Hi Beautiful (1944) was one of five films in which she co-starred with Noah Beery Jnr, the others being Allergic to Love (1944), as a bride who gets hay-fever whenever she is near her husband, Under Western Skies (1945), a pleasant musical about a vaudeville troupe out west, The Daltons Ride Again (1945), as a publisher's daughter in love with one of the notorious outlaw brothers, and Her Lucky Night (1945), in which she is told by a fortune-teller that she will meet the man of her life in a cinema, so she buys two tickets, throws one away and hopes for the best.

O'Driscoll also featured in House of Dracula (1945) and Week-end Pass (1945, as a socialite who runs away to join the WACS and meets a shipyard worker who has won a weekend off with pay). The B movie specialist Don Miller wrote of the latter: "It approached the surprise-hit status . . . Into its slender narrative director Jean Yarborough managed to cram not only several amusing situations but also 10 song numbers, all in 63 minutes."

The following year she made her last Universal film, Blonde Alibi, receiving top billing as a girl who sets out to prove her lover (Tom Neal) innocent of murder. Her last film was Edgar G. Ulmer's Carnegie Hall (1947), after which she retired.

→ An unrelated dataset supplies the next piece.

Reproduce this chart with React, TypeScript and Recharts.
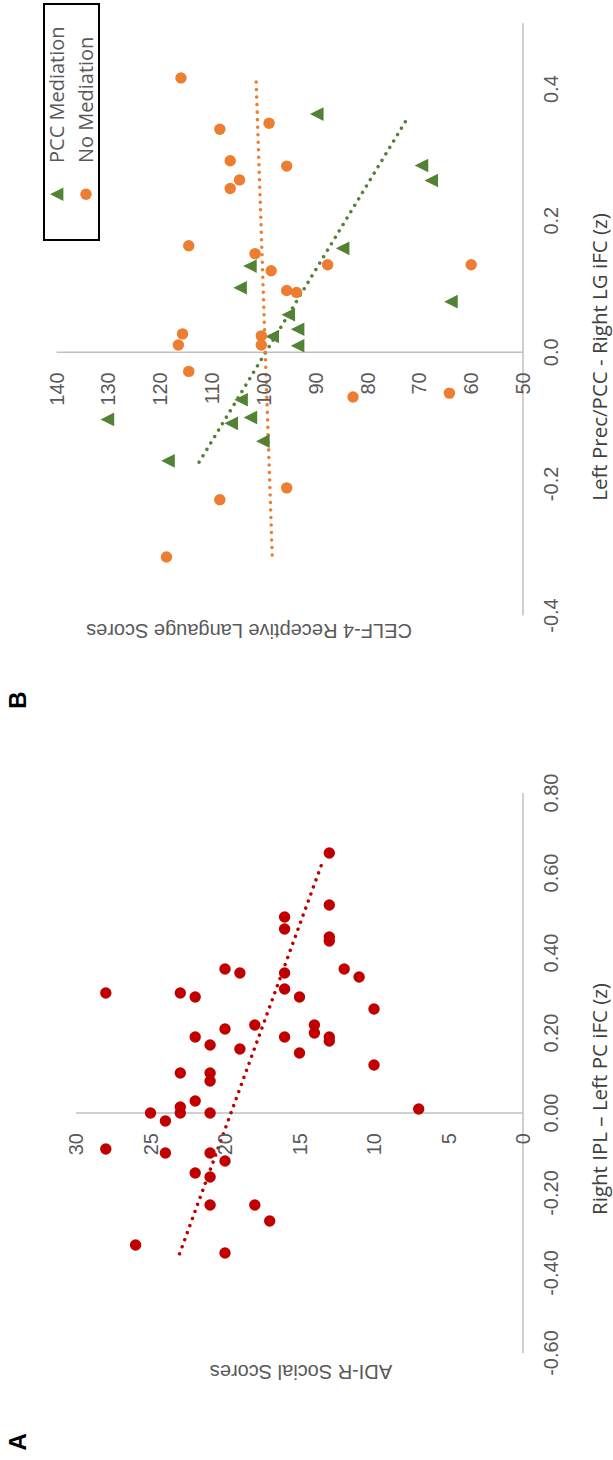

In 1943 she had married a young Lieutenant-Commander in the US Navy, but divorced him 10 months later stating that her husband had no comprehension of the demands on her time made by the studio, while admitting herself that she had not fully understood her duties as the wife of an officer in wartime. The court stayed her divorce for the duration of the Second World War, and in July 1947, less than 48 hours after her decree was final, she married another naval officer, Arthur Appleton, who was also the heir to an industrial empire. On return to civilian life, he became president of his family's electronics firm in Chicago. At their wedding, his bride announced that she was "definitely through with pictures, stage and all of that", and so it was to be.

The happy marriage produced three sons and a daughter, all four college graduates pursuing careers away from show business, though the daughter was elected Dartmouth Winter Carnival Queen in 1971. After Appleton's retirement the couple spent most of their time in their Miami beach house cruising on their yacht, or travelling abroad. They bred and raced thoroughbreds, and founded the Appleton Museum of Art in Ocala, Florida. O'Driscoll served for a time as president of the Women's Board of the Chicago Boys' Clubs as well as serving on the board of directors of various Appleton enterprises.

The actress became noted for her reluctance to talk about her past career, and, when interviewed by Richard Lamparski for his Whatever Happened To . . . radio and book series, she gave vague or non-committal replies to his questions and "gave the impression of being very ill at ease throughout the brief exchange".

In 1987 she attended the annual reunion of Universal contractees, and one of her former colleagues stated afterwards, "It was like being with her sister or double. She remembered everything but as though it happened to someone else. The Martha O'Driscoll I knew doesn't seem to exist any more. There's only Mrs Arthur Appleton." That is doubtless how the former actress wanted it to be. As she told the writer David Ragan some years ago, "My life has been very full since I left Hollywood."

Tom Vallance

Martha O'Driscoll, actress: born Tulsa, Oklahoma 4 March 1922; married secondly 1947 Arthur Appleton (three sons, one daughter); died Miami, Florida 3 November 1998.